Travis is also served by direct express bus service to and from Manhattan during rush hours. The runs along Victory Boulevard. The run along the West Shore Expressway, but only the SIM2, SIM25 and SIM26 make stops in Travis along West Service Road (southbound) and East Service Road (northbound).

== Education ==
Travis is home to P.S. 26 of the New York City Department of Education. In early 2020 plans for a new 476-seat elementary school entered the public review process, as announced by Borough President James Oddo.

==Notable residents==
- Ichabod Crane was a real-life distinguished military officer who lived at 3525 Victory Boulevard, located within the modern boundaries of Travis. He detested Washington Irving for creating a fictional cowardly teacher of the same name and appearance in The Legend of Sleepy Hollow. Irving and the real Crane met in 1814 early in Crane's military career.
- Isabel González, while not officially a resident, dragged then-called Linoleumville into the middle of the fight for Puerto Ricans' rights as US citizens. Her fiancé had left her behind in Puerto Rico in 1902, so he could seek employment in the factory town of Linoleumville where her brother was already employed. When she attempted to join him, she was stopped by US Immigration officials and denied legal status due to her being unmarried and pregnant (and thus a possible burden on society). At the time, Puerto Ricans were not considered US citizens. This led to a series of legal battles including one before the Supreme Court. Her activism eventually led to Puerto Ricans being recognized as US citizens after Congress passed a law in 1917.
- Billy Urbanski, a player for the Boston Braves, was born in "Linoleumville", renamed Travis in 1931.
- Pfc. Fred J. Walczak was present at the famous flag raising at Iwo Jima. He appears in Joe Rosenthal's "Gung Ho" photo of the entire Marine patrol sent up Mount Suribachi to raise the flag. He was also wounded at Iwo Jima. He was from 150 Burke Ave in Travis.
- Paul Zindel grew up in Travis. During his teenage years, he lived at 123 Glen Street. Zindel based many of his young-adult stories on Staten Island, particularly The Pigman, which is set on Howard Avenue in Grymes Hill, on the other side of Staten Island from Travis.

==Demographics==

For census purposes, the New York City Department of City Planning classifies Travis as part of a larger Neighborhood Tabulation Area called New Springville-Willowbrook-Bulls Head-Travis SI0204. This designated neighborhood had 42,871 inhabitants based on data from the 2020 United States Census. This was an increase of 3,561 persons (9.1%) from the 39,310 counted in 2010. The neighborhood had a population density of 8.5 inhabitants per acre (14,500/sq mi; 5,600/km^{2}).

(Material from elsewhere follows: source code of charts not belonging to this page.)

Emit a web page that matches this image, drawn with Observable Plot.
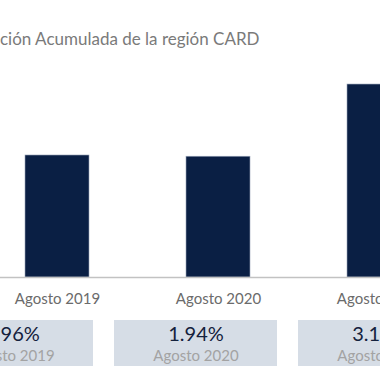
<!DOCTYPE html>
<html>
<head>
<meta charset="utf-8">
<script src="https://cdn.jsdelivr.net/npm/d3@7"></script>
<script src="https://cdn.jsdelivr.net/npm/@observablehq/plot@0.6"></script>
<style>
  html, body { margin: 0; padding: 0; background: #fff; overflow: hidden; width: 380px; height: 380px; }
  #wrap { position: relative; width: 380px; height: 380px; overflow: hidden; font-family: Lato, "Open Sans", sans-serif; }
  #title { position: absolute; top: 29px; white-space: nowrap; font-size: 17px; line-height: 20px; color: #7a7a7a; }
  #chart { position: absolute; top: 60px; left: -100px; width: 640px; }
  #boxes { position: absolute; top: 320px; left: -100px; width: 640px; }
  svg { display: block; max-width: none !important; }
</style>
</head>
<body>
<div id="wrap">
  <div id="title">Inflación Acumulada de la región CARD</div>
  <div id="chart"></div>
  <div id="boxes"></div>
</div>
<script>
const categories = ["Agosto 2019", "Agosto 2020", "Agosto 2021"];
const values = [1.96, 1.94, 3.10];
const valueLabels = ["1.96%", "1.94%", "3.10%"];

const data = categories.map((c, i) => ({ category: c, value: values[i], label: valueLabels[i] }));

// The reference is cropped so only "ción ..." of the title is visible
const ctx = document.createElement("canvas").getContext("2d");
ctx.font = "17px Lato";
document.getElementById("title").style.left = (-ctx.measureText("Infla").width) + "px";

const chart = Plot.plot({
  width: 640,
  height: 260,
  marginLeft: 27,
  marginRight: 31.5,
  marginTop: 5.35,
  marginBottom: 43,
  style: { fontFamily: "Lato, sans-serif", background: "transparent" },
  x: { domain: categories, paddingInner: 0.6, paddingOuter: 0.6, label: null, tickSize: 0, tickPadding: 16 },
  y: { domain: [0, 3.4], axis: null },
  marks: [
    Plot.barY(data, { x: "category", y: "value", fill: "#0a1f44", stroke: "#9aa6ba", strokeWidth: 0.6 }),
    Plot.ruleY([0], { stroke: "#c2c2c2", strokeWidth: 1.6 }),
    Plot.axisX({ fontSize: 15, color: "#6b6b6b", tickSize: 0, tickPadding: 16, label: null })
  ]
});
document.getElementById("chart").appendChild(chart);

const boxes = Plot.plot({
  width: 640,
  height: 46,
  marginLeft: 29,
  marginRight: 77,
  marginTop: 0,
  marginBottom: 0,
  style: { fontFamily: "Lato, sans-serif", background: "transparent" },
  x: { domain: categories, paddingInner: 0.1135, paddingOuter: 0, axis: null },
  marks: [
    Plot.cell(data, { x: "category", fill: "#d6dde6" }),
    Plot.text(data, { x: "category", text: "label", dy: -9, fontSize: 20, fill: "#14213d" }),
    Plot.text(data, { x: "category", text: "category", dy: 13, fontSize: 15, fill: "#a3a3a3" })
  ]
});
document.getElementById("boxes").appendChild(boxes);
</script>
</body>
</html>
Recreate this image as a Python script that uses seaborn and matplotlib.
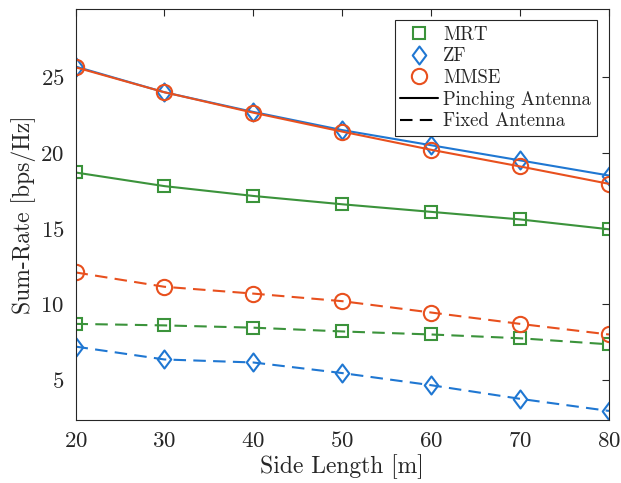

The racial makeup of the neighborhood was 59.5% (25,502) White (Non-Hispanic), 3.0% (1,295) Black (Non-Hispanic), 19.6% (8,401) Asian, and 2.6% (1,136) from two or more races. Hispanic or Latino of any race were 15.2% (6,537) of the population.

According to the 2020 United States Census, this area has many cultural communities of over 1,000 inhabitants. This include residents who identify as Mexican, Puerto Rican, Albanian, German, Irish, Italian, Polish, Russian, Egyptian, Korean, and Chinese.

71.0% of the households had at least one family present. Out of the 10,773 households, 51.0% had a married couple (20.7% with a child under 18), 4.4% had a cohabiting couple (1.4% with a child under 18), 16.8% had a single male (1.5% with a child under 18), and 27.9% had a single female (3.9% with a child under 18). 31.8% of households had children. In this neighborhood, 33.4% of non-vacant housing units are renter-occupied.